» YOUR GOAL
Starting at the first line of the data, print each line verbatim up to and including the line bearing "fBottom - fTop);", omitting pictures.

» INFORMATION PROVIDED
'''

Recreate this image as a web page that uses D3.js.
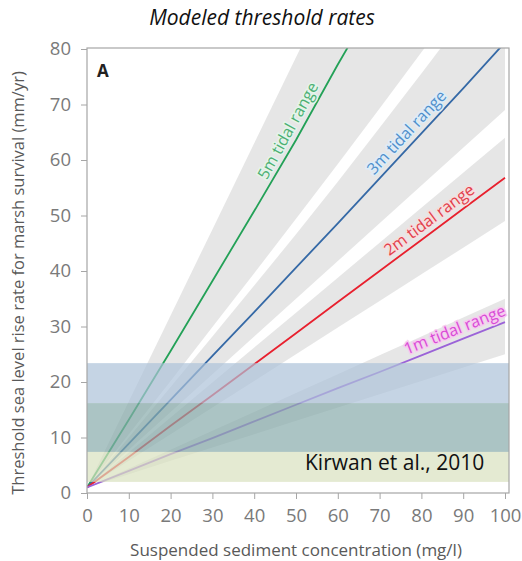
<!DOCTYPE html>
<html>
<head>
<meta charset="utf-8">
<script src="https://cdn.jsdelivr.net/npm/d3@7"></script>
<style>
    body { margin: 0; background: #fff; }
    text { font-family: "Open Sans", "DejaVu Sans", sans-serif; }
</style>
</head>
<body>
<script>
//suspended sediment concentration (mg/l)
var ssc = [0, 10, 20, 30, 40, 50, 60, 70, 80, 90, 100];

//threshold rates for each tidal range (mm/yr)
var line5m = [1, 13.2, 25.6, 38.2, 50.8, 63.6, 77.2, 90.2];
var line3m = [1, 8.9, 16.8, 24.7, 32.6, 40.6, 48.6, 56.7, 64.8, 72.9, 81.2];
var line2m = [1, 6.5, 12.1, 17.6, 23.2, 28.8, 34.4, 40.0, 45.6, 51.2, 56.8];
var line1m = [1, 4.0, 7.0, 9.9, 12.9, 15.9, 18.9, 21.8, 24.8, 27.8, 30.8];

//uncertainty envelopes
var low5m = [1, 10.6, 20.2, 29.9, 39.6, 49.4, 59.3, 69.3, 79.4, 89.5];
var high5m = [1, 16.5, 32, 47.5, 63, 78.5, 94];
var low3m = [1, 7.8, 14.6, 21.4, 28.2, 35.0, 41.8, 48.6, 55.4, 62.2, 69.0];
var high3m = [1, 10, 19.1, 28.2, 37.4, 46.6, 56.1, 65.8, 75.6, 85.5, 95.5];
var low2m = [1, 5.8, 10.6, 15.4, 20.2, 25.0, 29.8, 34.6, 39.4, 44.2, 49.0];
var high2m = [1, 7.3, 13.6, 19.9, 26.2, 32.5, 38.8, 45.1, 51.4, 57.7, 64.0];
var low1m = [1, 3.4, 5.8, 8.2, 10.6, 13.0, 15.4, 17.8, 20.2, 22.6, 25.0];
var high1m = [1, 4.4, 7.8, 11.2, 14.6, 18.0, 21.4, 24.8, 28.2, 31.6, 35.0];

//series names and where their labels sit (mg/l)
var seriesNames = ["5m tidal range", "3m tidal range", "2m tidal range", "1m tidal range"];
var labelAt = [50.5, 78.5, 83.5, 89];

//Kirwan et al. 2010 ranges (mm/yr)
var kirwanLow = [16.2, 7.4, 2.0];
var kirwanHigh = [23.4, 16.2, 7.4];

var xTicks = [0, 10, 20, 30, 40, 50, 60, 70, 80, 90, 100];
var yTicks = [0, 10, 20, 30, 40, 50, 60, 70, 80];

//svg dimensions
var width = 522,
    height = 561;

var svg = d3.select("body")
    .append("svg")
    .attr("width", width)
    .attr("height", height);

var x = d3.scaleLinear().domain([0, 100]).range([87, 505]);
var y = d3.scaleLinear().domain([0, 80]).range([493, 49]);

//plot frame edges
var fLeft = 87, fRight = 509, fTop = 48, fBottom = 493;

svg.append("clipPath")
    .attr("id", "plot")
    .append("rect")
    .attr("x", fLeft)
    .attr("y", fTop)
    .attr("width", fRight - fLeft)
    .attr("height", fBottom - fTop);

var plot = svg.append("g").attr("clip-path", "url(#plot)");

var lines = [line5m, line3m, line2m, line1m];
var lows = [low5m, low3m, low2m, low1m];
var highs = [high5m, high3m, high2m, high1m];
var lineColors = ["#23a157", "#3569a6", "#e8202e", "#9b63d8"];
var textColors = ["#4caf73", "#4f8fcb", "#e2404c", "#d94bd6"];
var haloColors = ["#e4f4ea", "#dcecf8", "#f6dede", "#f6ccf0"];

var xy = d3.line()
    .x(function(d){ return x(d[0]); })
    .y(function(d){ return y(d[1]); });

//gray envelopes
lows.forEach(function(lo, i){
    var upper = highs[i].map(function(v, j){ return [ssc[j], v]; });
    var lower = lo.map(function(v, j){ return [ssc[j], v]; });
    plot.append("path")
        .attr("d", xy(upper.concat(lower.reverse())) + "Z")
        .attr("fill", "#d9d9d9")
        .attr("fill-opacity", 0.65);
});

//threshold lines
lines.forEach(function(vals, i){
    plot.append("path")
        .attr("d", xy(vals.map(function(v, j){ return [ssc[j], v]; })))
        .attr("fill", "none")
        .attr("stroke", lineColors[i])
        .attr("stroke-width", 1.8);
});

//line labels, rotated along each line
lines.forEach(function(vals, i){
    var xv = labelAt[i];
    var j = Math.min(Math.floor(xv / 10), vals.length - 2);
    var t = (xv - ssc[j]) / 10;
    var yv = vals[j] + t * (vals[j + 1] - vals[j]);
    var angle = Math.atan2(y(vals[j + 1]) - y(vals[j]), x(ssc[j + 1]) - x(ssc[j])) * 180 / Math.PI;
    svg.append("text")
        .attr("transform", "translate(" + x(xv) + "," + y(yv) + ") rotate(" + angle + ")")
        .attr("y", -6)
        .attr("text-anchor", "middle")
        .attr("font-size", 16)
        .attr("fill", textColors[i])
        .attr("stroke", haloColors[i])
        .attr("stroke-width", 3)
        .attr("paint-order", "stroke")
        .text(seriesNames[i]);
});

//Kirwan bands on top
var bandColors = ["#acc2d8", "#88abab", "#d8e1bf"];
kirwanLow.forEach(function(lo, i){
    svg.append("rect")
        .attr("x", fLeft)
        .attr("width", fRight - fLeft)
        .attr("y", y(kirwanHigh[i]))
        .attr("height", y(lo) - y(kirwanHigh[i]))
        .attr("fill", bandColors[i])
        .attr("fill-opacity", 0.7);
});

svg.append("text")
    .attr("x", 305)
    .attr("y", 470)
    .attr("font-size", 21)
    .attr("fill", "#111")
    .text("Kirwan et al., 2010");

//frame
svg.append("rect")
    .attr("x", fLeft)
    .attr("y", fTop)
    .attr("width", fRight - fLeft)
    .attr("height", fBottom - fTop)
    .attr("fill", "none")
    .attr("stroke", "#a6a6a6")
    .attr("stroke-width", 1.2);

//axes
var xAxis = svg.append("g")
    .attr("transform", "translate(0," + fBottom + ")")
    .call(d3.axisBottom(x).tickValues(xTicks).tickSize(6).tickPadding(10));
var yAxis = svg.append("g")
    .attr("transform", "translate(" + fLeft + ",0)")
    .call(d3.axisLeft(y).tickValues(yTicks).tickSize(6).tickPadding(10));

[xAxis, yAxis].forEach(function(g){
    g.select(".domain").remove();
    g.selectAll("line").attr("stroke", "#a6a6a6");
    g.selectAll("text")
        .attr("font-size", 18.5)
        .attr("font-family", "Open Sans")
        .attr("fill", "#7a7a7a");
});

svg.append("text")
    .attr("x", 97)
    .attr("y", 77)
    .attr("font-size", 17)
    .attr("font-weight", "bold")
    .attr("font-family", "Liberation Sans")
    .attr("fill", "#222")
    .text("A");

//titles
svg.append("text")
    .attr("x", 262)
    .attr("y", 25)
    .attr("text-anchor", "middle")
    .attr("font-size", 21)
    .attr("font-style", "italic")
    .attr("fill", "#111")
    .text("Modeled threshold rates");

svg.append("text")
    .attr("x", 296)
    .attr("y", 556)
    .attr("text-anchor", "middle")
    .attr("font-size", 17)
    .attr("fill", "#595959")
    .text("Suspended sediment concentration (mg/l)");

svg.append("text")
    .attr("transform", "translate(24," + 283 + ") rotate(-90)")
    .attr("text-anchor", "middle")
    .attr("font-size", 16.5)
    .attr("fill", "#595959")
    .text("Threshold sea level rise rate for marsh survival (mm/yr)");
</script>
</body>
</html>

'''

» RESULT OF THE EXERCISE
Recreate this image as a web page that uses D3.js.
<!DOCTYPE html>
<html>
<head>
<meta charset="utf-8">
<script src="https://cdn.jsdelivr.net/npm/d3@7"></script>
<style>
    body { margin: 0; background: #fff; }
    text { font-family: "Open Sans", "DejaVu Sans", sans-serif; }
</style>
</head>
<body>
<script>
//suspended sediment concentration (mg/l)
var ssc = [0, 10, 20, 30, 40, 50, 60, 70, 80, 90, 100];

//threshold rates for each tidal range (mm/yr)
var line5m = [1, 13.2, 25.6, 38.2, 50.8, 63.6, 77.2, 90.2];
var line3m = [1, 8.9, 16.8, 24.7, 32.6, 40.6, 48.6, 56.7, 64.8, 72.9, 81.2];
var line2m = [1, 6.5, 12.1, 17.6, 23.2, 28.8, 34.4, 40.0, 45.6, 51.2, 56.8];
var line1m = [1, 4.0, 7.0, 9.9, 12.9, 15.9, 18.9, 21.8, 24.8, 27.8, 30.8];

//uncertainty envelopes
var low5m = [1, 10.6, 20.2, 29.9, 39.6, 49.4, 59.3, 69.3, 79.4, 89.5];
var high5m = [1, 16.5, 32, 47.5, 63, 78.5, 94];
var low3m = [1, 7.8, 14.6, 21.4, 28.2, 35.0, 41.8, 48.6, 55.4, 62.2, 69.0];
var high3m = [1, 10, 19.1, 28.2, 37.4, 46.6, 56.1, 65.8, 75.6, 85.5, 95.5];
var low2m = [1, 5.8, 10.6, 15.4, 20.2, 25.0, 29.8, 34.6, 39.4, 44.2, 49.0];
var high2m = [1, 7.3, 13.6, 19.9, 26.2, 32.5, 38.8, 45.1, 51.4, 57.7, 64.0];
var low1m = [1, 3.4, 5.8, 8.2, 10.6, 13.0, 15.4, 17.8, 20.2, 22.6, 25.0];
var high1m = [1, 4.4, 7.8, 11.2, 14.6, 18.0, 21.4, 24.8, 28.2, 31.6, 35.0];

//series names and where their labels sit (mg/l)
var seriesNames = ["5m tidal range", "3m tidal range", "2m tidal range", "1m tidal range"];
var labelAt = [50.5, 78.5, 83.5, 89];

//Kirwan et al. 2010 ranges (mm/yr)
var kirwanLow = [16.2, 7.4, 2.0];
var kirwanHigh = [23.4, 16.2, 7.4];

var xTicks = [0, 10, 20, 30, 40, 50, 60, 70, 80, 90, 100];
var yTicks = [0, 10, 20, 30, 40, 50, 60, 70, 80];

//svg dimensions
var width = 522,
    height = 561;

var svg = d3.select("body")
    .append("svg")
    .attr("width", width)
    .attr("height", height);

var x = d3.scaleLinear().domain([0, 100]).range([87, 505]);
var y = d3.scaleLinear().domain([0, 80]).range([493, 49]);

//plot frame edges
var fLeft = 87, fRight = 509, fTop = 48, fBottom = 493;

svg.append("clipPath")
    .attr("id", "plot")
    .append("rect")
    .attr("x", fLeft)
    .attr("y", fTop)
    .attr("width", fRight - fLeft)
    .attr("height", fBottom - fTop);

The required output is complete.